One year, I was sitting impatiently through the undercard prizes when I heard my name called. The prize I’d won was a free milkshake at the aforementioned sandwich shoppe. The funny thing was that my heart sank when I heard my name called. By winning the milkshake, I knew that there was no chance of me winning the grand prize of a shiny new bicycle. I was focused entirely on what I WOULDN’T be getting.
When I stood up to make my way to the front of the gym, I must not have hidden my disappointment very well, because the fireman said, “If you don’t want it we can give it to someone else.”
I ungratefully waived my hand at him and told him that was fine, rejecting my pitiful little prize.
I never heard my name called for another prize for the rest of the years I attended that school. And I never won that bicycle.
Fast forward to an event I recently attended in which they held a raffle. Everyone in attendance was given one ticket, and there were hundreds of people there. At the end of the event, the people in charge held a drawing for several prizes, and one grand prize of a brand new high definition television.
Ever since my days in elementary school, I simply assume that I will not win, and so didn’t even attend the drawing, instead making an appearance at a wedding reception for a few hours. When I returned to the event, I was greeted by a woman smiling broadly at me. “You won a prize!” she said excitedly.
I smiled back at her and told her she must have been joking.
“No,” she insisted. “You won something. They are holding it for you on the stage.”
I still didn’t really believe it, but I made my way toward the stage through the mass of people exiting the building. When I arrived, I told the man at the podium my name. He reached down, grabbed my prize, and handed it to me. It wasn’t the new television. By comparison, it was probably worth a fraction of that. But instead of the reaction I had with the milkshake, I was overcome with joy. I couldn’t believe I’d won something, and was so excited to receive even a small token.
I took the items out to my car for safe keeping and returned to the event to continue hanging out with some of the nice people I’d met over the course of the weekend. As I was talking with a new friend from Los Angeles, I brought up the fact that I’d won a prize in the raffle, and how excited I’d been over the win.
He seemed genuinely happy for me, but commented that he typically never won anything. His comment got me thinking. After a few minutes of consideration, I went back to my car and retrieved a portion of my prize. I gave it to my friend and told him I wanted him to have it. After a minute of saying he couldn’t accept it, he finally did when I explained to him that now we were both winners.
This may seem like a silly story and you might be wondering what the point of it could be.
Well, there are three lessons to learn from it.
1. Appreciate the small wins. I regret how I acted the day I turned down the prize of a free milkshake. I wish I had accepted it gratefully and just been happy to have won something. By appreciating the small wins in our life, we live from a more mindful point of gratitude, which will always lead to bigger and better things.

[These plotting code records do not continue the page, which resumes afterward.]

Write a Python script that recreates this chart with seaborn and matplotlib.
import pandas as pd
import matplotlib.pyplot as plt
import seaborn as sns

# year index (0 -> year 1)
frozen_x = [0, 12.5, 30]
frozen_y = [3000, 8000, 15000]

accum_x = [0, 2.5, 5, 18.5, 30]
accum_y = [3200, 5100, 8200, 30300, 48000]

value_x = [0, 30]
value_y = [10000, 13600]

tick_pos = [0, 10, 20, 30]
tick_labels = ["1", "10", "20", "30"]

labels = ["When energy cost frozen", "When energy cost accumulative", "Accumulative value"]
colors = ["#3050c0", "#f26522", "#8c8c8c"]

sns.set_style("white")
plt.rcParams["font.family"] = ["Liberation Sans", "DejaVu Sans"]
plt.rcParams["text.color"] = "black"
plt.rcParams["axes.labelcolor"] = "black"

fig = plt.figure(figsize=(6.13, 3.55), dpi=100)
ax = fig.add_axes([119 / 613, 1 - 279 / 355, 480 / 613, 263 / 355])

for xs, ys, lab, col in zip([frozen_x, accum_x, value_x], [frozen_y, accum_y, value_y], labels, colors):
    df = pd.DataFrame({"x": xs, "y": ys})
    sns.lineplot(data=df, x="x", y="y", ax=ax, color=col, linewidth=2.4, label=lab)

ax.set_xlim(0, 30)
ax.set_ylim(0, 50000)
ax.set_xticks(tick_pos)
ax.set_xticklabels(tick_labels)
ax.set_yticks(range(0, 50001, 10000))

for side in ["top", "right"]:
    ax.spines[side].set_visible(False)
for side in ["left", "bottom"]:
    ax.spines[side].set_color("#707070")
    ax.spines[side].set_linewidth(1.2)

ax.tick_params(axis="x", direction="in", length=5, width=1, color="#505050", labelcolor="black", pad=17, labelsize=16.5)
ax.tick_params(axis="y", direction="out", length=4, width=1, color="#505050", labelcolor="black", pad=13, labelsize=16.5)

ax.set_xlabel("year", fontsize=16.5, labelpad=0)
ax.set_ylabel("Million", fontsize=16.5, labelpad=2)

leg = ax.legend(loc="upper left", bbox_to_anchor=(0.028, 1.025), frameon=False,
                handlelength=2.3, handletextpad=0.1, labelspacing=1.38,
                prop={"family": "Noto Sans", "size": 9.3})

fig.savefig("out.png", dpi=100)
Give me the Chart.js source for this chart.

2. Rejoice in the wins of others. Whenever I heard someone else’s name called for that bicycle, I became envious of the winner, and the resentful feelings I displayed only gave negative emotions to the world. I believe we have the power to choose to add good or bad to those around us and that the feelings we put into our reality help create our future. My friend from Los Angeles was genuinely happy for my win, and his good feelings were shared by everyone around us.
3. Share your wins with others. When you act from a point of selflessness instead of selfishness, it adds to the positive feeling in the world around you. Sharing my winnings with my friend felt even better than actually winning something. On top of that, it made him feel good, and he appreciated the gift I’d given him.